Recent travels to less serene surroundings left me mentally parched. But after one afternoon with the lapping water and the ducks, I could hear myself think again.
In an “On Being” episode, acoustic ecologist Gordon Hempton declares silence an endangered species. He clarifies: real quiet is presence, not an absence of sound or noise. He argues that sound — not sight — is so crucial to our survival that every higher vertebrate species has the ability to hear.
Quiet presence. When we are present, we soak in all of our surroundings. There’s no particular goal or end point, just the thing in itself. We can just be.
Hempton says, “When I speak of silence, I often use it synonymously with quiet. I mean silence from modern life...It’s also the experience of place, what it means to be in a place. A quiet place is the think tank of the soul.”
But we fear silence. Why? It forces us to be honest. To be alone with our own thoughts. It calls us out. To sit in silence with another person is to be naked.
And yet, it is in quiet that we are comforted. Secure. Capable of intimacy — with ourselves and others.

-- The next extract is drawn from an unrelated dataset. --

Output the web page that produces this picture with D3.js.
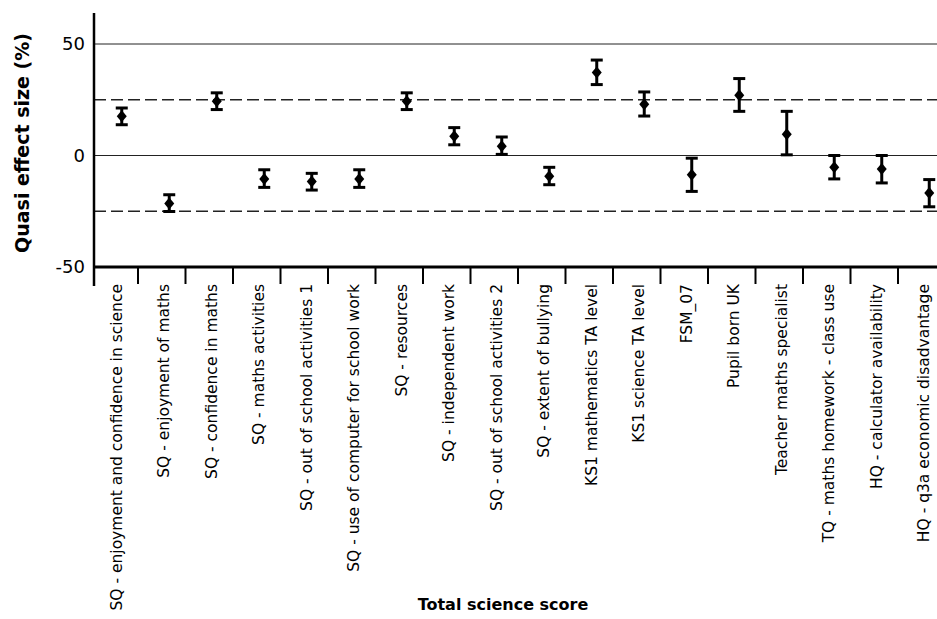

I’ve previously written about the value of alone time and its underrated place in our hyper-connected culture. So, too, is the fate of quiet in a modern world. And as with solitude, we erroneously mistake quiet with boredom or loneliness.
We underestimate the richness of the type of quiet Hempton reveres. Vacations without wifi are now considered luxury. Researchers have shown that after spending quiet time in nature, we are more attentive, with more robust cognitive abilities and memories. This time away from the chaos calms and relaxes our brains. And we and everyone we touch benefits.
When is the last time you worked uninterrupted for any duration of time? When is the last time you enjoyed someone’s company with only the sounds of nature? When is the last time you were truly in just one place — and not on-call to the rest of the world?
Not only our own mental sanity and the strength of our ties depends on it, but also our ability to exhibit empathy and have deep thoughts. Finding quiet in chaos is crucial for survival.
Turn down the noise. Drink in the silence. Tell me what you hear.